Bridgette Richardson Hempstead knows almost nothing about football, but she recently found herself standing on the sidelines of the Seattle Seahawks' CenturyLink Field, with microphone in hand and a large TV camera projecting her image on a Jumbotron to 70,000 excited fans as she belted the national anthem. She said some on the field were crying.

"It was pretty incredible. They said they had never ever had anyone sing the anthem like that and have a reaction from the community like that," Hempstead says. "Too bad they lost."

Passions run high in electrically charged communities united in a single cause. That cause might be beating the Cowboys—or, in Hempstead's day job, making sure that women of color have access to appropriate health care. A breast-cancer survivor and head of the trusted health advocacy group Cierra Sisters, Hempstead gives assurance and advice to those who are afraid to go to the doctor or flummoxed by the world of health insurance.

Hempstead is just one of the roughly two dozen community leaders that make up Daphne Pie's insurance-enrollment army. Pie is the manager of access and outreach at the public health department for Seattle and King County.

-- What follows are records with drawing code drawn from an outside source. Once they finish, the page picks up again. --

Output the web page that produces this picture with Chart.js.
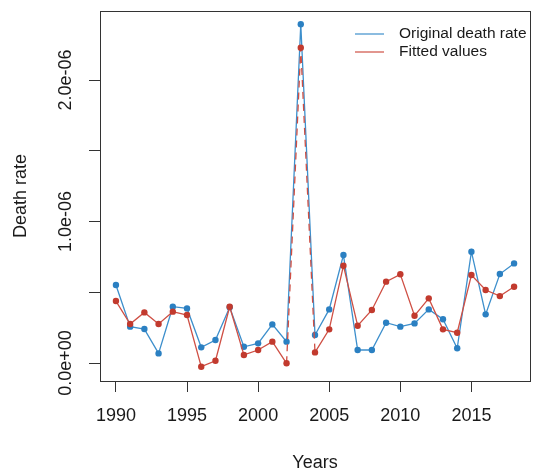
<!DOCTYPE html>
<html><head><meta charset="utf-8">
<script src="https://cdn.jsdelivr.net/npm/chart.js@4.4.1/dist/chart.umd.min.js"></script>
<style>html,body{margin:0;padding:0;background:#fff}#wrap{width:534px;height:472px}</style>
</head><body><div id="wrap"><canvas id="c" width="534" height="472"></canvas></div>
<script>
const years = [1990,1991,1992,1993,1994,1995,1996,1997,1998,1999,2000,2001,2002,2003,2004,2005,2006,2007,2008,2009,2010,2011,2012,2013,2014,2015,2016,2017,2018];
const originalRate = [0.551e-6,0.257e-6,0.240e-6,0.068e-6,0.398e-6,0.386e-6,0.111e-6,0.163e-6,0.394e-6,0.115e-6,0.139e-6,0.273e-6,0.151e-6,2.394e-6,0.198e-6,0.379e-6,0.763e-6,0.092e-6,0.092e-6,0.285e-6,0.257e-6,0.280e-6,0.379e-6,0.309e-6,0.104e-6,0.787e-6,0.344e-6,0.629e-6,0.704e-6];
const fittedValues = [0.438e-6,0.276e-6,0.358e-6,0.276e-6,0.363e-6,0.339e-6,-0.026e-6,0.016e-6,0.398e-6,0.057e-6,0.092e-6,0.151e-6,-0.002e-6,2.228e-6,0.075e-6,0.238e-6,0.688e-6,0.264e-6,0.375e-6,0.575e-6,0.627e-6,0.334e-6,0.457e-6,0.238e-6,0.214e-6,0.622e-6,0.516e-6,0.473e-6,0.539e-6];
const xTicks = [1990,1995,2000,2005,2010,2015];
const yTicks = [0,0.5e-6,1.0e-6,1.5e-6,2.0e-6];
const yTickLabels = ["0.0e+00","","1.0e-06","","2.0e-06"];
const seriesNames = ["Original death rate","Fitted values"];
const xTitle = "Years";
const yTitle = "Death rate";

const FONT = "'Liberation Sans', Arial, sans-serif";
const BLUE = '#2b80c2', BLUE_L = '#3d8fcc';
const RED = '#c23a2e', RED_L = '#cf4f44';
const TXT = '#1a1a1a', AX = '#333333';

const boxPlugin = {
  id: 'box',
  afterDraw(chart) {
    const {ctx, chartArea: a, scales} = chart;
    ctx.save();
    ctx.strokeStyle = AX; ctx.lineWidth = 1;
    ctx.strokeRect(Math.round(a.left)+0.5, Math.round(a.top)+0.5, Math.round(a.right-a.left), Math.round(a.bottom-a.top));
    // y tick labels (rotated, R style)
    const ys = scales.y;
    ctx.fillStyle = TXT; ctx.font = '18px ' + FONT;
    ctx.textAlign = 'center'; ctx.textBaseline = 'middle';
    yTicks.forEach((v, i) => {
      const lab = yTickLabels[i];
      if (!lab) return;
      const py = ys.getPixelForValue(v);
      ctx.save(); ctx.translate(66, py); ctx.rotate(-Math.PI/2);
      ctx.fillText(lab, 0, 0); ctx.restore();
    });
    // legend
    ctx.font = '15.5px ' + FONT; ctx.textAlign = 'left';
    const cols = [BLUE_L, RED_L];
    seriesNames.forEach((n, i) => {
      const yy = 34 + i*18;
      ctx.strokeStyle = cols[i]; ctx.lineWidth = 1.2;
      ctx.beginPath(); ctx.moveTo(355, yy); ctx.lineTo(384, yy); ctx.stroke();
      ctx.fillStyle = TXT; ctx.fillText(n, 399, yy);
    });
    ctx.restore();
  }
};

const spikeDash = ctx => (ctx.p0DataIndex === 12 || ctx.p0DataIndex === 13) ? [7,5] : undefined;

new Chart(document.getElementById('c'), {
  type: 'line',
  data: {
    datasets: [
      { label: seriesNames[0], data: years.map((y,i)=>({x:y, y:originalRate[i]})),
        borderColor: BLUE_L, backgroundColor: BLUE, pointBackgroundColor: BLUE, pointBorderColor: BLUE,
        borderWidth: 1.3, pointRadius: 3.2, pointBorderWidth: 0, tension: 0, order: 2 },
      { label: seriesNames[1], data: years.map((y,i)=>({x:y, y:fittedValues[i]})),
        borderColor: RED_L, backgroundColor: RED, pointBackgroundColor: RED, pointBorderColor: RED,
        borderWidth: 1.3, pointRadius: 3.2, pointBorderWidth: 0, tension: 0, order: 1,
        segment: { borderDash: spikeDash } }
    ]
  },
  options: {
    responsive: false, animation: false, devicePixelRatio: 1,
    layout: { padding: { top: 11, right: 4, bottom: 0, left: 0 } },
    plugins: { legend: { display: false }, tooltip: { enabled: false } },
    scales: {
      x: {
        type: 'linear', min: 1988.88, max: 2019.12,
        afterBuildTicks: s => { s.ticks = xTicks.map(v => ({value: v})); },
        afterFit: s => { s.height = 91; },
        grid: { display: true, drawOnChartArea: false, drawTicks: true, tickLength: 11, color: AX, lineWidth: 1 },
        border: { display: false },
        ticks: { color: TXT, font: { family: FONT, size: 18 }, padding: 13, maxRotation: 0, autoSkip: false,
                 callback: v => String(v) },
        title: { display: true, text: xTitle, color: TXT, font: { family: FONT, size: 18, lineHeight: 1 }, padding: { top: 0, bottom: 0 } }
      },
      y: {
        type: 'linear', min: -0.127e-6, max: 2.488e-6,
        afterBuildTicks: s => { s.ticks = yTicks.map(v => ({value: v})); },
        afterFit: s => { s.width = 100; },
        grid: { display: true, drawOnChartArea: false, drawTicks: true, tickLength: 11, color: AX, lineWidth: 1 },
        border: { display: false },
        ticks: { display: false },
        title: { display: true, text: yTitle, color: TXT, font: { family: FONT, size: 18, lineHeight: 1 }, padding: { top: 12, bottom: 0 } }
      }
    }
  },
  plugins: [boxPlugin]
});
</script></body></html>
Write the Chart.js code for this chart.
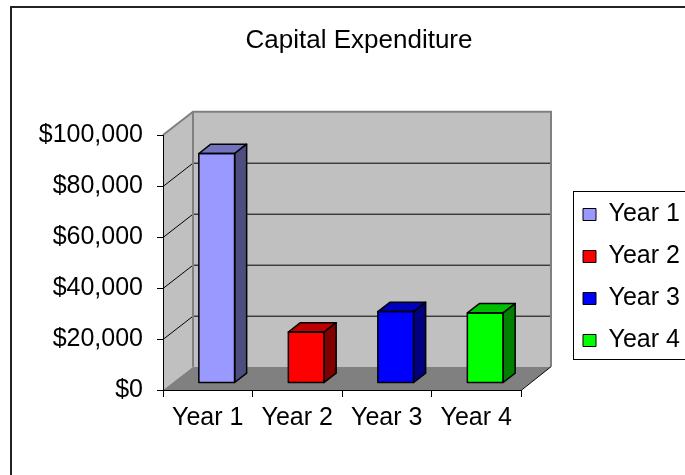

Others in her army include organizers from the Open Arms Perinatal Doula Program—which is deeply rooted in Seattle's Latina and Somali communities; the Gay City health project; and the Asian Counseling and Referral Service.

The County Council adopted an "equity and social justice" strategic plan four years ago that directs all its municipal departments to target the areas of greatest inequity in whatever they are doing. For a transit agency, that means expanding bus services to poor neighborhoods. For the health department, it means digging into the county's insurance-enrollment statistics to ferret out the populations that are under-covered.

But while the county's bureaucrats can identify the types of residents who lag behind, they can't always reach out to them on their own. "We need to have strong community organizations that can actually move their agenda, have a voice, and really kind of drive the change," says Matias Valenzuela, King County's Equity and Social Justice Manager. (Yes, that's an actual title.)

So for every niche population that shows higher-than-average uninsured rates, Pie and Venezuela have identified a trusted leader within that community to carry their message: You can have health insurance for free or at very low cost. There is no mention of political lightning rods like "Obamacare" or Medicaid. The community leaders are free to highlight their groups' unique concerns about health coverage in order to pique interest. For Latina women, it might be natural childbirth. For the gay, lesbian, and transgender community, it might be HIV treatment or even the unresolved question of whether insurance companies should cover sex-change hormone therapy.